When all you have is a hammer…

When all you have is a hammer, everything looks like a nail…

The underlying truth is that we are all limited by the tools that we know how to use.

While we all appreciate how technology improves our work, we often recognise the ways that our tools make us unproductive.

Such as spreadsheets.

Spreadsheets

The spreadsheet was designed back in the 1980s as a simple way to perform financial analysis.

Back then, we didn’t really have access to large amounts of data like we do now, so a simple matrix of rows and columns was more than enough.

Almost 40 years later, we’re still using spreadsheets more than ever, and most people are now so accustomed to thinking that the spreadsheet is the only tool they need.

Worse still, our organisational structures are set up around this paradigm, and this makes us inefficient.

Ignorance is not Bliss

To illustrate this point, I’d like to share a real example.

A little while ago, I was working for a company that was moving from the fiscal year to the calendar year, and they needed to convert their consolidated financials.

The accountant, who was running the project, approached the IT department and asked for help.

He realised the problem was complex because there were millions of rows of data, and the closing balances for each period needed to be recalculated.

The accountant knew this was going to be hard to achieve on a spreadsheet, so he approached the Business Intelligence team for support.

Now the Business Intelligence team had tools that could manipulate data, but wanted to build it in the corporate dashboarding solution – because that’s the tool they were comfortable with.

And because there were formal processes around that, it would take at least a month to complete, assuming it could jump the queue of outstanding work.

So the accountant had no confidence in the IT team and decided to restate the data himself, using the tool he was comfortable with: Excel.

The work took him close to three months to complete, at a cost to the organisation of tens of thousands of dollars.

Today, the same task can be completed in a little under 30 minutes using some open-source data science packages.

Productivity

That’s one example in one company.

How many more accountants around the country – or indeed the world – are wasting hours manipulating data in spreadsheets?
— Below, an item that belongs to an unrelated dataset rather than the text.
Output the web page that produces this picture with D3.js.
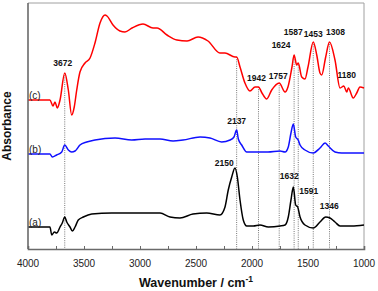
<!DOCTYPE html>
<html>
<head>
<meta charset="utf-8">
<script src="https://cdn.jsdelivr.net/npm/d3@7"></script>
<style>
  body { margin: 0; background: #fff; }
  svg { display: block; font-family: "Liberation Sans", Arial, sans-serif; }
</style>
</head>
<body>
<svg id="chart" width="378" height="291"></svg>
<script>
// spectra, wavenumber (cm-1) and absorbance (offset, a.u.)
var wnC = [4000,3804,3777,3759,3738,3714,3672,3640,3610,3587,3565,3536,3491,3446,3402,3357,3312,3295,3241,3179,3134,3071,2973,2884,2848,2759,2670,2580,2482,2393,2286,2241,2152,2137,2107,2063,2018,1973,1942,1911,1869,1824,1757,1705,1679,1643,1624,1601,1587,1556,1527,1500,1453,1422,1393,1378,1342,1308,1259,1214,1180,1154,1140,1096,1065,1036,1000];
var absC = [1.49,1.49,1.43,1.47,1.41,1.49,1.76,1.59,1.34,1.42,1.59,1.77,1.86,1.91,2.06,2.26,2.34,2.33,2.24,2.18,2.17,2.21,2.25,2.21,2.21,2.14,2.09,2.08,2.12,2.08,1.96,1.96,1.92,1.92,1.82,1.66,1.58,1.62,1.62,1.56,1.50,1.59,1.66,1.57,1.62,1.82,1.94,1.84,1.86,1.72,1.70,1.82,2.07,1.94,1.76,1.74,1.92,2.07,1.89,1.61,1.63,1.57,1.61,1.51,1.56,1.62,1.61];

var wnB = [4000,3804,3783,3744,3699,3672,3640,3610,3580,3536,3476,3402,3223,3074,2955,2821,2705,2616,2464,2375,2271,2196,2161,2137,2122,2092,2047,1991,1929,1857,1750,1705,1676,1652,1631,1610,1587,1571,1527,1453,1393,1348,1319,1259,1199,1080,1000];
var absB = [0.95,0.95,0.92,0.94,0.97,1.04,0.99,0.97,0.98,1.04,1.07,1.09,1.11,1.09,1.10,1.10,1.08,1.09,1.12,1.11,1.07,1.09,1.12,1.19,1.10,1.04,0.97,0.97,0.97,0.97,0.98,0.97,1.02,1.16,1.25,1.12,1.09,1.04,0.99,0.96,1.01,1.06,1.03,0.97,0.96,0.96,0.96];

var wnA = [4000,3804,3788,3765,3744,3714,3694,3672,3654,3625,3604,3580,3551,3506,3431,3253,3074,2911,2821,2732,2643,2527,2404,2286,2241,2212,2181,2152,2131,2107,2078,2047,1988,1929,1854,1750,1705,1676,1652,1631,1610,1592,1571,1527,1453,1393,1342,1304,1259,1214,1110,1000];
var absA = [0.22,0.22,0.14,0.17,0.16,0.22,0.26,0.32,0.27,0.22,0.18,0.22,0.29,0.32,0.35,0.36,0.36,0.36,0.36,0.32,0.31,0.35,0.36,0.34,0.42,0.59,0.72,0.81,0.72,0.49,0.29,0.23,0.23,0.24,0.22,0.23,0.24,0.32,0.49,0.62,0.44,0.42,0.32,0.24,0.21,0.27,0.32,0.31,0.27,0.23,0.23,0.24];

var seriesNames = ["(c)", "(b)", "(a)"];
var xTicks = [4000, 3500, 3000, 2500, 2000, 1500, 1000];

// peak labels for each trace
var peaksC = [3672, 1942, 1757, 1624, 1587, 1453, 1308, 1180];
var peaksB = [2137];
var peaksA = [2150, 1632, 1591, 1346];
// dotted guide lines
var guideLines = [3672, 2137, 1942, 1757, 1624, 1587, 1453, 1308];

// label placement (pixel nudges)
var labelPos = {
  3672:{dx:-2,y:66}, 1942:{dx:-2,y:81}, 1757:{dx:-1,y:79}, 1624:{dx:-13,y:48},
  1587:{dx:-5,y:35}, 1453:{dx:0,y:37}, 1308:{dx:6,y:35}, 1180:{dx:3,y:78},
  2137:{dx:0,y:124}, 2150:{dx:-11,y:166}, 1632:{dx:-4,y:179}, 1591:{dx:11,y:194},
  1346:{dx:4,y:209}
};

var svg = d3.select("#chart");
var mLeft = 28, mRight = 364, mTop = 3, mBottom = 249;

var x = d3.scaleLinear().domain([4000, 1000]).range([mLeft, mRight]);
var y = d3.scaleLinear().domain([0, 2.46]).range([mBottom, mTop]);

function pts(wn, ab){ return wn.map(function(w,i){ return [w, ab[i]]; }); }
var traces = [
  {name:seriesNames[0], data:pts(wnC, absC), color:"#ff0000"},
  {name:seriesNames[1], data:pts(wnB, absB), color:"#1010ff"},
  {name:seriesNames[2], data:pts(wnA, absA), color:"#000000"}
];

// value of the red trace at a wavenumber (for guide line start)
function redAt(w){
  for (var i=0;i<wnC.length-1;i++){
    if (w<=wnC[i] && w>=wnC[i+1]){
      var t=(wnC[i]-w)/(wnC[i]-wnC[i+1]);
      return absC[i]+(absC[i+1]-absC[i])*t;
    }
  }
  return absC[0];
}

// guide lines
svg.append("g").selectAll("line").data(guideLines).enter().append("line")
  .attr("x1", function(d){return x(d);}).attr("x2", function(d){return x(d);})
  .attr("y1", function(d){return y(redAt(d));}).attr("y2", mBottom)
  .attr("stroke", "#555").attr("stroke-width", 0.8)
  .attr("stroke-dasharray", "1,1.2");

// frame
svg.append("path")
  .attr("d", "M"+mLeft+","+mTop+"H"+mRight+"V"+mBottom)
  .attr("fill","none").attr("stroke","#a0a0a0").attr("stroke-width",1);

var line = d3.line()
  .x(function(d){return x(d[0]);})
  .y(function(d){return y(d[1]);})
  .curve(d3.curveMonotoneX);

svg.append("g").selectAll("path").data(traces).enter().append("path")
  .attr("d", function(d){return line(d.data);})
  .attr("fill","none")
  .attr("stroke", function(d){return d.color;})
  .attr("stroke-width", 1.5)
  .attr("stroke-linejoin","round");

// trace names
svg.append("g").selectAll("text").data(traces).enter().append("text")
  .attr("x", mLeft+1)
  .attr("y", function(d){return y(d.data[0][1]) - 1;})
  .attr("font-size", 10).attr("fill", "#222")
  .text(function(d){return d.name;});

// peak labels
var allPeaks = peaksC.concat(peaksB, peaksA);
svg.append("g").selectAll("text").data(allPeaks).enter().append("text")
  .attr("x", function(d){return x(d)+labelPos[d].dx;})
  .attr("y", function(d){return labelPos[d].y;})
  .attr("text-anchor","middle")
  .attr("font-size", 8.5).attr("font-weight","bold").attr("fill","#111")
  .text(function(d){return d;});

// axes
var xAxis = d3.axisBottom(x).tickValues(d3.range(4000, 999, -250)).tickSize(-3).tickFormat("");
var gx = svg.append("g").attr("transform","translate(0,"+mBottom+")").call(xAxis);
gx.select(".domain").attr("stroke","#6a6a6a").attr("stroke-width",1.6);
gx.selectAll(".tick line").attr("stroke","#6a6a6a");

svg.append("g").selectAll("text").data(xTicks).enter().append("text")
  .attr("x", function(d){return x(d);}).attr("y", 267)
  .attr("text-anchor","middle").attr("font-size",10).attr("fill","#222")
  .text(function(d){return d;});

svg.append("line").attr("x1",mLeft).attr("x2",mLeft).attr("y1",mTop).attr("y2",mBottom)
  .attr("stroke","#6a6a6a").attr("stroke-width",1.6);

// titles
var xt = svg.append("text").attr("x", (mLeft+mRight)/2).attr("y", 287)
  .attr("text-anchor","middle").attr("font-size",12.5).attr("font-weight","bold").attr("fill","#111");
xt.append("tspan").text("Wavenumber / cm");
xt.append("tspan").attr("dy",-5).attr("font-size",8.5).text("-1");

svg.append("text").attr("transform","translate(11,"+((mTop+mBottom)/2)+") rotate(-90)")
  .attr("text-anchor","middle").attr("font-size",12).attr("font-weight","bold").attr("fill","#111")
  .text("Absorbance");
</script>
</body>
</html>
Now, spreadsheets are great for ad-hoc financial analysis, which was the purpose for which they were intended, but they are not great for running business processes or transforming large volumes of data.

Knowledge Generators

The problem we have today is that we create an unnatural separation within organisations between those who turn data into information, and those who turn information into knowledge.

In this example, both IT and Accounting are limited by the tools they’ve become comfortable with, and neither sees the problem in its entirety.

To make the next massive leap in organisational productivity, we need to be removing these unnatural separations and creating processes that turn data into knowledge.

Technology is not the Problem

The limitation is not the technology, the limitation is people – and organisational willingness to embrace different ways of working.

This is hard to achieve in most organisations because of the artificial silos that organisations create around information technology. And that’s one of the biggest factors affecting technological adoption.

And in the words of Voltaire: It is difficult to free people from the chains they revere.